Le secteur pharmaceutique en Algérie connaît des remous liés à l’augmentation de la facture d’importation et au manque de médicaments de base. Il est aussi l’objet d’une politique d’investissement et de coopération scientifique et technologique qui devrait le bouleverser en profondeur. L’arrivée des laboratoires américains accélérerait cette mutation.
Une première attend les opérateurs du médicament en Algérie. En septembre prochain, c’est-à-dire dans quelques jours, ils devront recevoir trois mois avant la fin de l’année en cours le programme des importations des produits pharmaceutiques auquel ils doivent se soumettre pour l’exercice 2013.
Cette décision annoncée au début du mois d’août par le ministre Djamel Ould Abbès n’a pas suscité le commentaire des opérateurs dont certains préfèrent «juger sur pièce». Elle répondrait selon son initiateur à l’objectif de prévenir toute pénurie de médicament dans notre pays.
Il s’agit, avait déclaré M. Ould Abbès, de «garantir la disponibilité des médicaments dans les hôpitaux et les pharmacies» après que ces derniers ont enregistré durant ces derniers mois un déficit d’approvisionnement, notamment en produits de base.
Sa mesure, selon une source ministérielle, pourrait aussi aider à la rationalisation d’un marché où la consommation des médicaments importés de l’étranger, d’après les chiffres des douanes algériennes, a atteint durant le premier semestre 2012, la bagatelle de 1,35 milliard de dollars US contre 1,04 milliard à la même période en 2011.
La même source rappelle que la hausse enregistrée jusqu’à juillet dernier n’est pas due à la consommation, dont les proportions en termes de valeur restent les mêmes que durant l’année dernière.
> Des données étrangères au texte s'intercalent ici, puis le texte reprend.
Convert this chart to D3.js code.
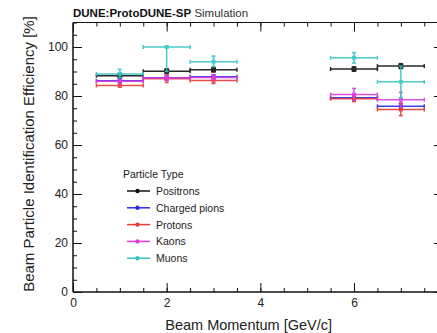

Elle est plutôt due, insiste-t-elle, à la flambée du cours mondial du produit pharmaceutique et en particulier du médicament de base (princeps) protégé par les droits de propriété. Ce phénomène laisse présager que les orientations prises récemment par le gouvernement d’aller vers une coopération ambitieuse avec des laboratoires étrangers, estime notre source, pourrait dans les prochaines années permettre à l’Algérie d’ «accéder à une technologie pharmaceutique plus affirmée qu’aujourd’hui» et d’avoir une facture moins lourde qu’elle ne l’est actuellement.
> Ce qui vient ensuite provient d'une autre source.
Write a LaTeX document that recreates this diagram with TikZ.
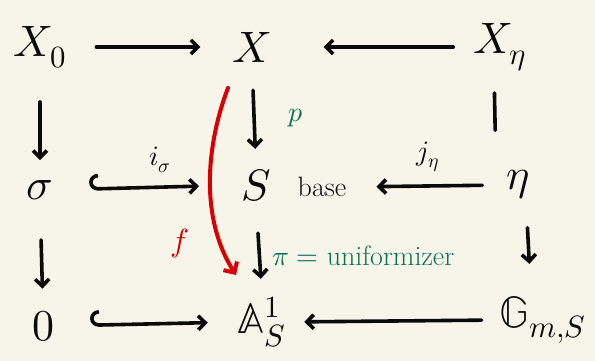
\documentclass[tikz,border=0pt]{standalone}
\usepackage{unicode-math}
\usetikzlibrary{arrows.meta}
\definecolor{paper}{HTML}{F7F5EA}
\definecolor{ink}{HTML}{0A0A0A}
\definecolor{grn}{HTML}{0B7153}
\definecolor{rd}{HTML}{D80000}
\begin{document}
\begin{tikzpicture}[x=1pt,y=-1pt,
  obj/.style={font=\fontsize{44}{48}\selectfont, inner sep=0pt, text=ink},
  small/.style={font=\fontsize{28}{32}\selectfont, inner sep=0pt, text=ink},
  glbl/.style={font=\fontsize{28}{32}\selectfont, inner sep=0pt, text=grn},
  rlbl/.style={font=\fontsize{32}{36}\selectfont, inner sep=0pt, text=rd},
  line/.style={line width=3.6pt, line cap=round, draw=ink},
  arr/.style={line, -{Straight Barb[length=7pt,width=14pt,line width=3.6pt]}},
  hookarr/.style={line, {Hooks[right,arc=180,length=9pt,width=30pt]}-{Straight Barb[length=7pt,width=14pt]}},
  redarr/.style={line width=4pt, line cap=round, draw=rd, -{Straight Barb[length=8pt,width=16pt]}}
]
\fill[paper] (0,0) rectangle (595,361);
\useasboundingbox (0,0) rectangle (595,361);

% objects
\node[obj] (X0) at (40,47) {$X_0$};
\node[obj] (X) at (252,47) {$X$};
\node[obj] (Xeta) at (500,47) {$X_\eta$};
\node[obj] (sig) at (40,190) {$\sigma$};
\node[obj] (S) at (256,185) {$S$};
\node[small] (base) at (322,187) {base};
\node[obj] (eta) at (518,185) {$\eta$};
\node[obj] (zero) at (43,326) {$0$};
\node[obj] (A) at (262,322) {$\mathbb{A}^1_S$};
\node[obj] (G) at (543,320) {$\mathbb{G}_{m,S}$};

% horizontal arrows
\draw[arr, shorten <=30pt, shorten >=32pt] (X0.east) -- (X.west);
\draw[arr, shorten <=20pt, shorten >=52pt] (Xeta.west) -- (X.east);
\draw[hookarr, shorten <=36pt, shorten >=42pt] (sig.east) -- (S.west);
\draw[arr, shorten <=24pt, shorten >=30pt] (eta.west) -- (base.east);
\draw[hookarr, shorten <=36pt, shorten >=30pt] (zero.east) -- (A.west);
\draw[arr, shorten <=18pt, shorten >=18pt] (G.west) -- (A.east);
\node[small] (isig) at (160,160) {$i_\sigma$};
\node[small] (jeta) at (428,157) {$j_\eta$};

% vertical arrows
\draw[arr, shorten <=34pt, shorten >=20pt] (X0.south) -- (sig.north);
\draw[arr, shorten <=40pt, shorten >=22pt] (sig.south) -- (zero.north);
\draw[arr, shorten <=28pt, shorten >=20pt] (X.south) -- (S.north);
\draw[arr, shorten <=32pt, shorten >=18pt] (S.south) -- (A.north);
\draw[line, shorten <=22pt, shorten >=40pt] ([xshift=-6pt]Xeta.south) -- ([xshift=-22pt]eta.north);
\draw[arr, shorten <=28pt, shorten >=32pt] ([xshift=8pt]eta.south) -- ([xshift=-12pt]G.north);
\node[glbl] (p) at (296,118) {$p$};
\node[glbl, anchor=west] (pi) at (272,256) {$\pi=$ uniformizer};

% red map f
\coordinate (fs) at (228,88);
\coordinate (fe) at (236,275);
\draw[redarr] (fs) .. controls (208,140) and (198,215) .. (fe);
\node[rlbl] (f) at (180,243) {$f$};
\end{tikzpicture}
\end{document}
A ce propos, le coopérant et le partenaire le plus évoqué ces jours-ci sont les laboratoires américains. Depuis son séjour aux Etats-Unis en juin dernier, le ministre Djamel Ould Abbès ne jure plus que par eux et que par une «solution américaine». Pour lui, les accords avec les responsables des firmes américaines qu’il a rencontrés à Washington et Boston ont été signés pour que l’Algérie parvienne à «jouer dans la cour des grands» et devenir un pays exportateur du médicament.
La pièce maîtresse, selon le ministre, est le lancement du pôle biotechnologique algéro-américain de Sidi Abdallah près d’Alger et son entrée en activité en 2013. Ce complexe devrait, selon les prévisions de M. Ould Abbès, voir sortir en 2020 les premières molécules destinées à l’industrie algérienne du médicament pour les marchés extérieurs. Une petite révolution dont l’aboutissement, selon lui, devrait permettre à l’Algérie de couvrir 70% de ses besoins en médicaments dans les années à venir et se positionner derrière l’Afrique du Sud en tant que deuxième grand producteur pharmaceutique africain.
Sur le papier, le scénario est, en effet, prometteur. Dans la réalité, nuancent certains opérateurs, il faut attendre comment le programme de coopération technologique entre les compétences algériennes et américaines va se déployer dans la durée et selon quels termes.
Leur réserve, disent-ils, n’est pas tant pour jouer les Cassandre. L’Algérie, affirme-t-il, est un marché parmi les plus importants en Afrique et en Méditerranée. Elle est motivée par la nature du secteur et les règles régissant le transfert technologique et les droits de propriété dont les enjeux se chiffrent à des milliards de dollars.
Pour d’autres opérateurs, l’arrivée des Américains confirme les données concurrentielles du marché national du médicament et devrait, tout en stimulant l’investissement, le reconfigurer en profondeur. Des acteurs bien positionnés comme les importateurs et les laboratoires français, déjà impactés par l’affaire Sanofi et le scandale de la surfacturation, devraient revoir leur stratégie.